The Russian Federal Security Service (FSB) has detained five teenagers in the central Daghestani city of Khasavyurt who they accuse of forming an armed group to attack the police.
A spokesperson for the FSB in Daghestan told OC Media that five boys aged 15–17 were detained on Sunday. They said the boys were suspected of being members of an armed group, and that non-firearm weapons and camouflage uniforms had been seized from them.
According to the FSB, the group planned to commit a series of armed attacks on police officers across Daghestan — in Makhachkala, Khasavyurt, and Derbent.
According to the FSB, they were alerted by the boys’ parents after they left home leaving behind notes of their intentions.
On Monday, a video appeared on social media in which one of the boys said that ‘the group’s goal was to establish Sharia law on this land’ and that he ‘went to jihad to create a group, a jamaat, capable of fighting’.
‘We trusted in Allah, wanted to establish Sharia law on this land and drive the invaders out of here. As a result, due to uncoordinated actions, we were detained for the sake of Allah’, he said.

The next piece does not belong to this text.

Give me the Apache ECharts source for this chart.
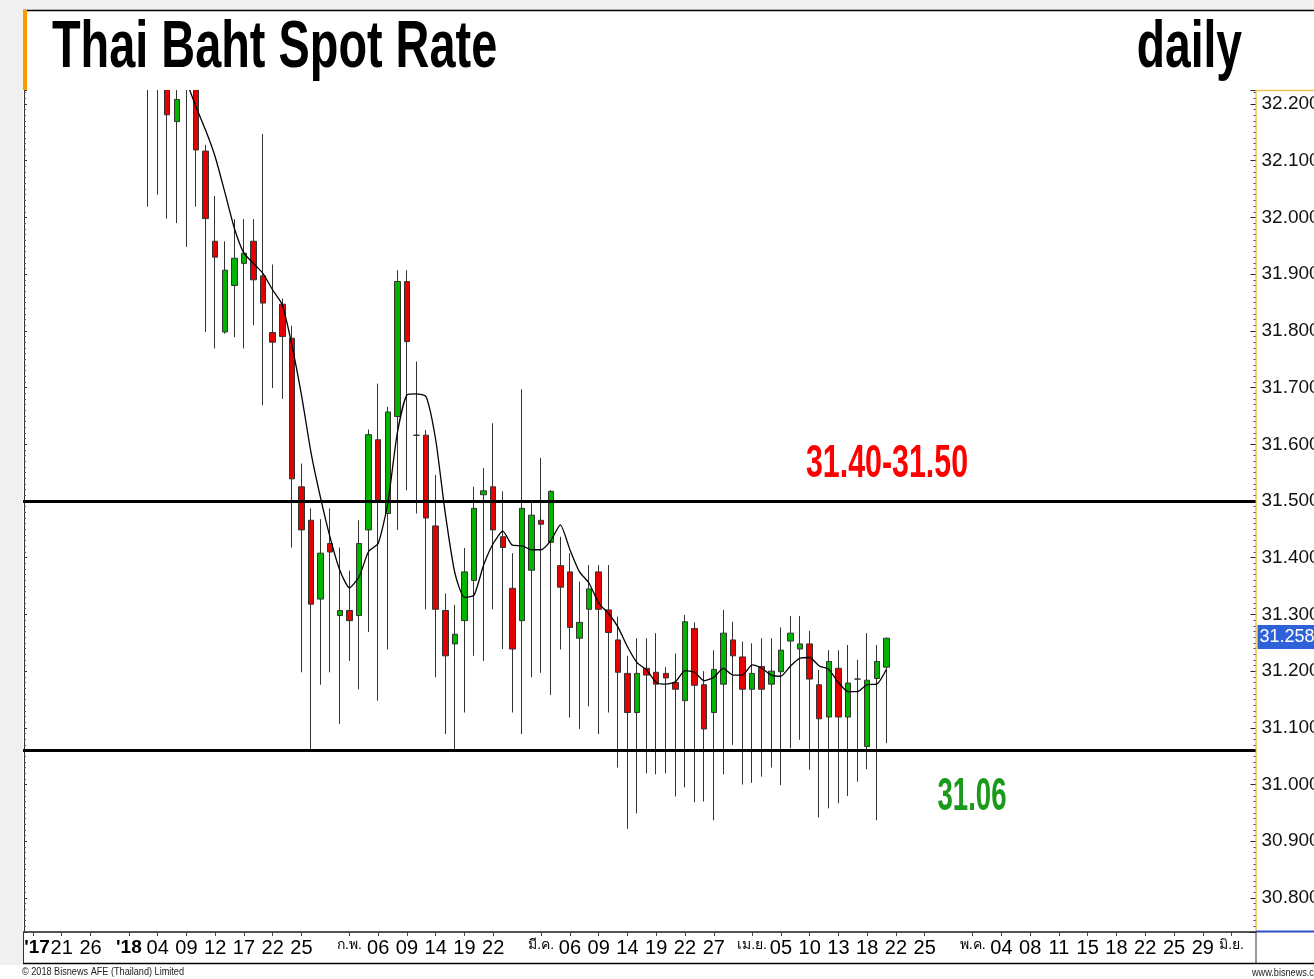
<!DOCTYPE html>
<html>
<head>
<meta charset="utf-8">
<script src="https://cdn.jsdelivr.net/npm/echarts@6/dist/echarts.min.js"></script>
<style>
html, body { margin: 0; padding: 0; background: #fff; }
#main { width: 1314px; height: 979px; }
</style>
</head>
<body>
<div id="main"></div>
<script>
// trading-day slots on the category axis, first candle sits at slot 13
var slotCount = 129;
var firstSlot = 13;
var tickSlots = [1, 4, 7, 11, 14, 17, 20, 23, 26, 29, 34, 37, 40, 43, 46, 49, 54, 57, 60, 63, 66, 69, 72,
    76, 79, 82, 85, 88, 91, 94, 99, 102, 105, 108, 111, 114, 117, 120, 123, 126];
var tickTexts = ["'17", "21", "26", "'18", "04", "09", "12", "17", "22", "25", "ก.พ.", "06", "09", "14", "19", "22",
    "มี.ค.", "06", "09", "14", "19", "22", "27", "เม.ย.", "05", "10", "13", "18", "22", "25",
    "พ.ค.", "04", "08", "11", "15", "18", "22", "25", "29", "มิ.ย."];

var openVals = [32.30, 32.26, 32.28, 32.169, 32.30, 32.26, 32.117, 31.958, 31.798, 31.880,
    31.919, 31.958, 31.897, 31.797, 31.847, 31.787, 31.525, 31.466, 31.327, 31.425,
    31.298, 31.307, 31.298, 31.449, 31.608, 31.478, 31.649, 31.887, 31.616, 31.616,
    31.456, 31.307, 31.248, 31.289, 31.360, 31.511, 31.525, 31.437, 31.346, 31.289,
    31.378, 31.466, 31.427, 31.386, 31.375, 31.258, 31.309, 31.375, 31.308, 31.255,
    31.196, 31.127, 31.205, 31.198, 31.196, 31.180, 31.148, 31.275, 31.176, 31.127,
    31.177, 31.255, 31.225, 31.168, 31.208, 31.177, 31.199, 31.253, 31.239, 31.248,
    31.176, 31.119, 31.205, 31.119, 31.186, 31.067, 31.187, 31.207];
var closeVals = [32.26, 32.29, 32.181, 32.208, 32.25, 32.119, 31.998, 31.930, 31.907, 31.928,
    31.937, 31.890, 31.849, 31.780, 31.790, 31.539, 31.449, 31.318, 31.408, 31.410,
    31.307, 31.289, 31.425, 31.617, 31.502, 31.657, 31.887, 31.781, 31.616, 31.470,
    31.309, 31.227, 31.265, 31.375, 31.487, 31.518, 31.449, 31.418, 31.239, 31.487,
    31.475, 31.459, 31.517, 31.348, 31.277, 31.286, 31.345, 31.309, 31.268, 31.198,
    31.127, 31.196, 31.193, 31.177, 31.188, 31.168, 31.287, 31.175, 31.098, 31.203,
    31.267, 31.227, 31.168, 31.196, 31.168, 31.200, 31.237, 31.267, 31.248, 31.186,
    31.116, 31.217, 31.119, 31.179, 31.186, 31.184, 31.217, 31.258];
var lowVals = [32.019, 32.04, 31.998, 31.99, 31.948, 32.019, 31.798, 31.769, 31.795, 31.789,
    31.769, 31.810, 31.669, 31.699, 31.680, 31.418, 31.198, 31.058, 31.176, 31.198,
    31.107, 31.218, 31.168, 31.269, 31.148, 31.238, 31.449, 31.519, 31.478, 31.309,
    31.189, 31.089, 31.058, 31.127, 31.227, 31.218, 31.309, 31.239, 31.127, 31.089,
    31.189, 31.197, 31.158, 31.238, 31.118, 31.098, 31.138, 31.089, 31.127, 31.030,
    30.922, 30.949, 31.020, 31.018, 31.020, 30.979, 30.995, 30.969, 30.970, 30.937,
    31.018, 31.070, 31.000, 31.003, 31.014, 31.030, 30.999, 31.064, 31.079, 31.026,
    30.942, 30.958, 30.967, 30.980, 31.005, 31.027, 30.937, 31.073];
var highVals = [32.36, 32.33, 32.31, 32.25, 32.34, 32.27, 32.128, 32.038, 31.958, 31.997,
    31.997, 31.997, 32.147, 31.917, 31.857, 31.809, 31.566, 31.487, 31.468, 31.487,
    31.418, 31.377, 31.466, 31.626, 31.707, 31.666, 31.907, 31.907, 31.746, 31.625,
    31.546, 31.337, 31.317, 31.417, 31.525, 31.558, 31.637, 31.517, 31.408, 31.697,
    31.497, 31.576, 31.519, 31.437, 31.408, 31.358, 31.387, 31.387, 31.387, 31.296,
    31.227, 31.258, 31.258, 31.267, 31.207, 31.231, 31.299, 31.286, 31.200, 31.237,
    31.308, 31.287, 31.252, 31.249, 31.258, 31.258, 31.277, 31.297, 31.297, 31.271,
    31.202, 31.237, 31.237, 31.246, 31.220, 31.267, 31.246, 31.259];
var ma5Vals = [32.40, 32.36, 32.32, 32.28, 32.24, 32.195, 32.154, 32.107, 32.045, 31.981,
    31.937, 31.919, 31.901, 31.872, 31.846, 31.775, 31.687, 31.585, 31.505, 31.435,
    31.378, 31.347, 31.366, 31.411, 31.425, 31.496, 31.620, 31.687, 31.689, 31.684,
    31.608, 31.478, 31.373, 31.330, 31.334, 31.387, 31.425, 31.447, 31.422, 31.421,
    31.414, 31.414, 31.430, 31.458, 31.414, 31.375, 31.355, 31.320, 31.302, 31.278,
    31.243, 31.215, 31.202, 31.180, 31.177, 31.181, 31.201, 31.198, 31.183, 31.189,
    31.205, 31.193, 31.193, 31.211, 31.205, 31.193, 31.191, 31.209, 31.223, 31.224,
    31.209, 31.203, 31.180, 31.164, 31.164, 31.176, 31.177, 31.203];

var resistanceLevel = 31.50;
var supportLevel = 31.06;
var lastPrice = 31.258;
var yMin = 30.740, yMax = 32.2247;

var sans = '"Liberation Sans", Arial, sans-serif';
var upColor = '#00b400', downColor = '#e60000';

var cats = [];
for (var k = 0; k < slotCount; k++) cats.push('s' + k);

var candleData = [], maData = [];
for (var i = 0; i < openVals.length; i++) {
    candleData.push([firstSlot + i, openVals[i], closeVals[i], lowVals[i], highVals[i]]);
    maData.push([firstSlot + i, ma5Vals[i]]);
}

function isTick(idx) {
    return tickSlots.indexOf(idx) >= 0;
}

function tickLabel(value, idx) {
    var p = tickSlots.indexOf(idx);
    if (p < 0) return '';
    var t = tickTexts[p];
    if (t.charAt(0) === "'") return (p === 0 ? '{y0|' : '{y|') + t + '}';
    if (t.indexOf('.') >= 0) return '{m|' + t + '}';
    return t;
}

var myChart = echarts.init(document.getElementById('main'));

var option = {
    animation: false,
    backgroundColor: '#fff',
    grid: {left: 18.6, right: 58.5, top: 90, bottom: 47, outerBoundsMode: 'none', containLabel: false},
    xAxis: {
        type: 'category',
        data: cats,
        boundaryGap: true,
        axisLine: {lineStyle: {color: '#555', width: 2}},
        axisTick: {show: true, interval: isTick, alignWithLabel: true, length: 4, lineStyle: {color: '#444'}},
        axisLabel: {
            interval: isTick,
            formatter: tickLabel,
            hideOverlap: false,
            color: '#000',
            fontSize: 20,
            fontFamily: sans,
            margin: 6,
            rich: {
                y0: {fontSize: 19, fontWeight: 'bold', fontFamily: sans, color: '#000', padding: [0, 0, 0, 8]},
                y: {fontSize: 19, fontWeight: 'bold', fontFamily: sans, color: '#000'},
                m: {fontSize: 14, fontFamily: sans, color: '#000'}
            }
        },
        splitLine: {show: false}
    },
    yAxis: [{
        type: 'value',
        position: 'right',
        min: yMin,
        max: yMax,
        splitNumber: 15,
        axisLine: {show: true, lineStyle: {color: '#f2c24b', width: 1.5}},
        axisTick: {show: true, inside: true, length: 5, lineStyle: {color: '#222'}},
        minorTick: {show: true, splitNumber: 10, length: 2, lineStyle: {color: '#444'}},
        axisLabel: {
            showMinLabel: false,
            showMaxLabel: false,
            formatter: function (v) { return v.toFixed(3); },
            color: '#111',
            fontSize: 19,
            fontFamily: sans,
            margin: 6
        },
        splitLine: {show: false}
    }, {
        type: 'value',
        position: 'left',
        offset: -5.4,
        min: yMin,
        max: yMax,
        splitNumber: 15,
        axisLine: {show: true, lineStyle: {color: '#333', width: 1}},
        axisTick: {show: true, inside: true, length: 3, lineStyle: {color: '#333'}},
        minorTick: {show: true, splitNumber: 10, length: 2, lineStyle: {color: '#555'}},
        axisLabel: {show: false},
        splitLine: {show: false}
    }],
    series: [{
        name: 'USD/THB',
        type: 'candlestick',
        data: candleData,
        encode: {x: 0, y: [1, 2, 3, 4]},
        clip: true,
        barWidth: 6,
        itemStyle: {
            color: upColor,
            color0: downColor,
            borderColor: '#333',
            borderColor0: '#333',
            borderWidth: 1
        },
        markLine: {
            silent: true,
            symbol: ['none', 'none'],
            lineStyle: {color: '#000', width: 3, type: 'solid'},
            label: {show: false},
            data: [
                {yAxis: resistanceLevel},
                {yAxis: supportLevel},
                {
                    yAxis: lastPrice,
                    lineStyle: {color: 'rgba(0,0,0,0)', width: 1},
                    label: {
                        show: true,
                        position: 'end',
                        distance: 2,
                        formatter: lastPrice.toFixed(3),
                        color: '#fff',
                        backgroundColor: '#2f62d8',
                        fontSize: 18,
                        fontFamily: sans,
                        padding: [4, 2, 2, 2]
                    }
                }
            ]
        }
    }, {
        name: 'MA5',
        type: 'line',
        data: maData,
        symbol: 'none',
        smooth: 0.2,
        clip: true,
        z: 3,
        lineStyle: {color: '#000', width: 1.3}
    }],
    graphic: [
        {type: 'rect', z: 100, shape: {x: 27, y: 10, width: 1287, height: 80}, style: {fill: '#fff'}},
        {type: 'rect', z: 100, shape: {x: 0, y: 0, width: 23, height: 965}, style: {fill: '#f0f0f0'}},
        {type: 'rect', z: 100, shape: {x: 0, y: 0, width: 1314, height: 10}, style: {fill: '#f0f0f0'}},
        {type: 'line', z: 100, shape: {x1: 23, y1: 10.5, x2: 1314, y2: 10.5}, style: {stroke: '#000', lineWidth: 1.5}},
        {type: 'rect', z: 100, shape: {x: 23, y: 10, width: 4, height: 80}, style: {fill: '#ff9a00'}},
        {type: 'line', z: 100, shape: {x1: 1256, y1: 90.5, x2: 1314, y2: 90.5}, style: {stroke: '#f2c24b', lineWidth: 1.5}},
        {type: 'line', z: 100, shape: {x1: 1256, y1: 931.5, x2: 1314, y2: 931.5}, style: {stroke: '#2c4fc4', lineWidth: 2}},
        {type: 'line', z: 100, shape: {x1: 1256, y1: 932, x2: 1256, y2: 963}, style: {stroke: '#333', lineWidth: 1}},
        {type: 'line', z: 100, shape: {x1: 23, y1: 963.5, x2: 1314, y2: 963.5}, style: {stroke: '#000', lineWidth: 1.5}},
        {type: 'line', z: 100, shape: {x1: 23.5, y1: 932, x2: 23.5, y2: 963}, style: {stroke: '#333', lineWidth: 1}},
        {
            type: 'text', z: 101, x: 52, y: 49, scaleX: 0.71,
            style: {text: 'Thai Baht Spot Rate', fill: '#000', fontSize: 66, fontWeight: 'bold',
                fontFamily: sans, align: 'left', verticalAlign: 'middle'}
        },
        {
            type: 'text', z: 101, x: 1242, y: 49, scaleX: 0.70,
            style: {text: 'daily', fill: '#000', fontSize: 66, fontWeight: 'bold',
                fontFamily: sans, align: 'right', verticalAlign: 'middle'}
        },
        {
            type: 'text', z: 101, x: 887, y: 464, scaleX: 0.66,
            style: {text: '31.40-31.50', fill: '#ff0000', fontSize: 46, fontWeight: 'bold',
                fontFamily: sans, align: 'center', verticalAlign: 'middle'}
        },
        {
            type: 'text', z: 101, x: 972, y: 797, scaleX: 0.60,
            style: {text: '31.06', fill: '#1a9a1a', fontSize: 46, fontWeight: 'bold',
                fontFamily: sans, align: 'center', verticalAlign: 'middle'}
        },
        {
            type: 'text', z: 101, x: 22, y: 972, scaleX: 0.83,
            style: {text: '© 2018 Bisnews AFE (Thailand) Limited', fill: '#222', fontSize: 11,
                fontFamily: sans, align: 'left', verticalAlign: 'middle'}
        },
        {
            type: 'text', z: 101, x: 1252, y: 973, scaleX: 0.83,
            style: {text: 'www.bisnews.com', fill: '#222', fontSize: 11,
                fontFamily: sans, align: 'left', verticalAlign: 'middle'}
        }
    ]
};
myChart.setOption(option);
</script>
</body>
</html>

According to Russian news site MediaZona, the video was released by the FSB.
On Monday, all five were remanded into two months of pre-trial detention.
Teenage terror suspects in Daghestan
This is the second terror-related case in Daghestan in recent years involving suspects under the age of 18.
On 8 June 2020, the North Caucasus District Military Court in Rostov-on-Don sentenced four people to between 9 and 16 years in prison.
The four, all residents of Buinaksk, a town near the capital Makhachkala, were arrested in October 2018. Two of them were 19-years-old at the time while the other two were under 18.
The four disappeared from their homes between 18–19 October before their relatives learnt they had been detained several days later.
They were initially charged with creating an illegal armed group and illegal possession of weapons and ammunition. A year later, terrorism charges were added.
All four insisted they were innocent and claimed that their initial confessions, as well as a videotaped pledge of allegiance to the Islamic State, were made under torture.
An examination of the footage carried out for the defence by the Saint Petersburg Institute of Independent Expertise and Evaluation concluded that it was staged, however, the court did not admit this evaluation as evidence.
All four claimed in court that they were abducted in various locations in Buinaksk by law enforcement officials before being tortured with electric current, beaten, and forced to confess.